You know those corporate retreats, where people from different departments in a company get together for breakout events, brainstorming sessions, and a lot of eating and drinking? Imagine something like that, but for an entire city.
On the Table, a one-day civic blitz throughout a city, uses meal sharing as a way to cook up civic dialogue. Huddled around tables in restaurants, churches, offices, museums and libraries across the city, thousands of people talk, in many cases to people they don’t even know, about the issues that matter most to them.
The first On the Table event was started in Chicago in 2014, and has returned every May since; the event’s sponsor, the Knight Foundation, has now spread the franchise to 30 communities nationwide.

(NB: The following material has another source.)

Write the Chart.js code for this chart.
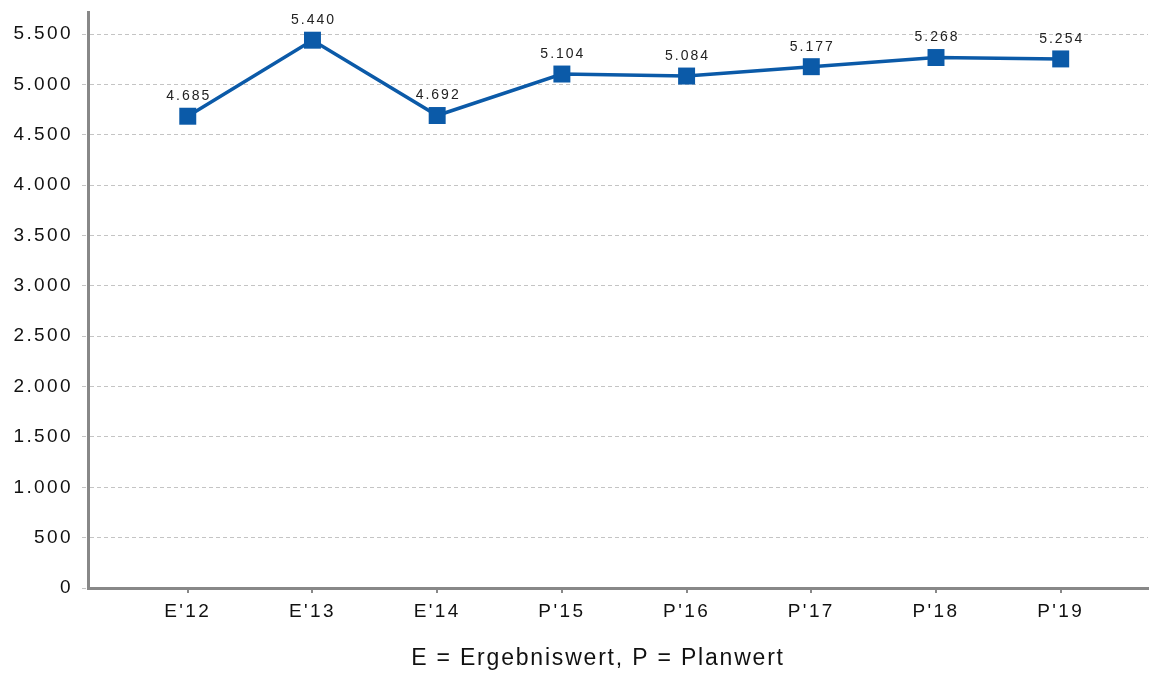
<!DOCTYPE html>
<html>
<head>
<meta charset="utf-8">
<script src="https://cdn.jsdelivr.net/npm/chart.js@4"></script>
<style>
  html, body { margin: 0; padding: 0; background: #fff; overflow: hidden; }
  #wrap { width: 1151px; height: 673px; position: relative; }
  canvas { display: block; }
</style>
</head>
<body>
<div id="wrap"><canvas id="lineChart"></canvas></div>
<script>
const categories = ["E'12", "E'13", "E'14", "P'15", "P'16", "P'17", "P'18", "P'19"];
const values = [4685, 5440, 4692, 5104, 5084, 5177, 5268, 5254];
const yTicks = [0, 500, 1000, 1500, 2000, 2500, 3000, 3500, 4000, 4500, 5000, 5500];
const caption = 'E = Ergebniswert, P = Planwert';

const fmt = v => v.toLocaleString('de-DE');
const blue = '#0b5aa8';
const family = '"Liberation Sans", Arial, sans-serif';

// wider letter spacing like the original, has to be set again after each resize
const spacingPlugin = {
  id: 'spacingPlugin',
  beforeUpdate(chart) { chart.ctx.letterSpacing = '2.4px'; },
  beforeDraw(chart) { chart.ctx.letterSpacing = '2.4px'; }
};

// draws the value over every point and the caption under the chart
const labelPlugin = {
  id: 'labelPlugin',
  afterDatasetsDraw(chart) {
    const ctx = chart.ctx;
    const meta = chart.getDatasetMeta(0);
    ctx.save();
    ctx.letterSpacing = '2px';
    ctx.font = '14px ' + family;
    ctx.fillStyle = '#222';
    ctx.textAlign = 'center';
    ctx.textBaseline = 'middle';
    meta.data.forEach((pt, i) => {
      ctx.fillText(fmt(values[i]), pt.x + 1, pt.y - 20);
    });
    ctx.letterSpacing = '1.8px';
    ctx.font = '23px ' + family;
    ctx.fillStyle = '#111';
    ctx.fillText(caption, 598, 659);
    ctx.restore();
  }
};

// no automatic label padding, the layout padding decides where the plot sits
const noPad = axis => {
  axis.paddingTop = 0;
  axis.paddingBottom = 0;
  axis.paddingLeft = 0;
  axis.paddingRight = 0;
};

const ctx = document.getElementById('lineChart').getContext('2d');

new Chart(ctx, {
  type: 'line',
  data: {
    datasets: [{
      data: values.map((v, i) => ({ x: i, y: v })),
      borderColor: blue,
      backgroundColor: blue,
      borderWidth: 3.5,
      pointStyle: 'rect',
      pointRadius: 12,
      pointHoverRadius: 12,
      pointBorderWidth: 0,
      tension: 0,
      clip: false
    }]
  },
  options: {
    responsive: true,
    maintainAspectRatio: false,
    animation: false,
    layout: { autoPadding: false, padding: { top: 12, right: 3, left: 0, bottom: 0 } },
    plugins: {
      legend: { display: false },
      tooltip: { enabled: false }
    },
    scales: {
      x: {
        type: 'linear',
        min: -0.8,
        max: 7.7,
        afterBuildTicks: axis => {
          axis.ticks = categories.map((c, i) => ({ value: i }));
        },
        afterFit: axis => { axis.height = 85; noPad(axis); },
        ticks: {
          callback: v => categories[v],
          color: '#111',
          font: { size: 19, family: family },
          padding: 7,
          maxRotation: 0
        },
        grid: {
          drawOnChartArea: false,
          drawTicks: true,
          tickLength: 5,
          color: '#888',
          lineWidth: 2
        },
        border: { color: '#888', width: 3 }
      },
      y: {
        min: 0,
        max: 5720,
        afterBuildTicks: axis => {
          axis.ticks = yTicks.map(v => ({ value: v }));
        },
        afterFit: axis => { axis.width = 88; noPad(axis); },
        ticks: {
          callback: v => fmt(v),
          color: '#111',
          font: { size: 19, family: family },
          padding: 9
        },
        grid: {
          color: '#c4c4c4',
          lineWidth: 1,
          tickLength: 6,
          tickBorderDash: [4, 3]
        },
        border: { color: '#888', width: 3, dash: [4, 3] }
      }
    }
  },
  plugins: [spacingPlugin, labelPlugin]
});
</script>
</body>
</html>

“On the Table is a pretty simple idea: It’s how do we get people to break bread together and then have solutions-oriented conversation about the community that they live in,” said Lilly Weinberg, the foundation’s program director of community and national initiatives. The program is part of a wave of similarly conceived philanthropic efforts aimed at busting Americans out of their ideological bubbles and salving the nation’s fractious political culture.
“At a time when our country is incredibly divided, there’s really been a hunger for in-person, face-to-face conversations,” Weinberg said. “What we’ve found is that, at a hyperlocal level, what really matters is figuring out how to solve the challenges around us.”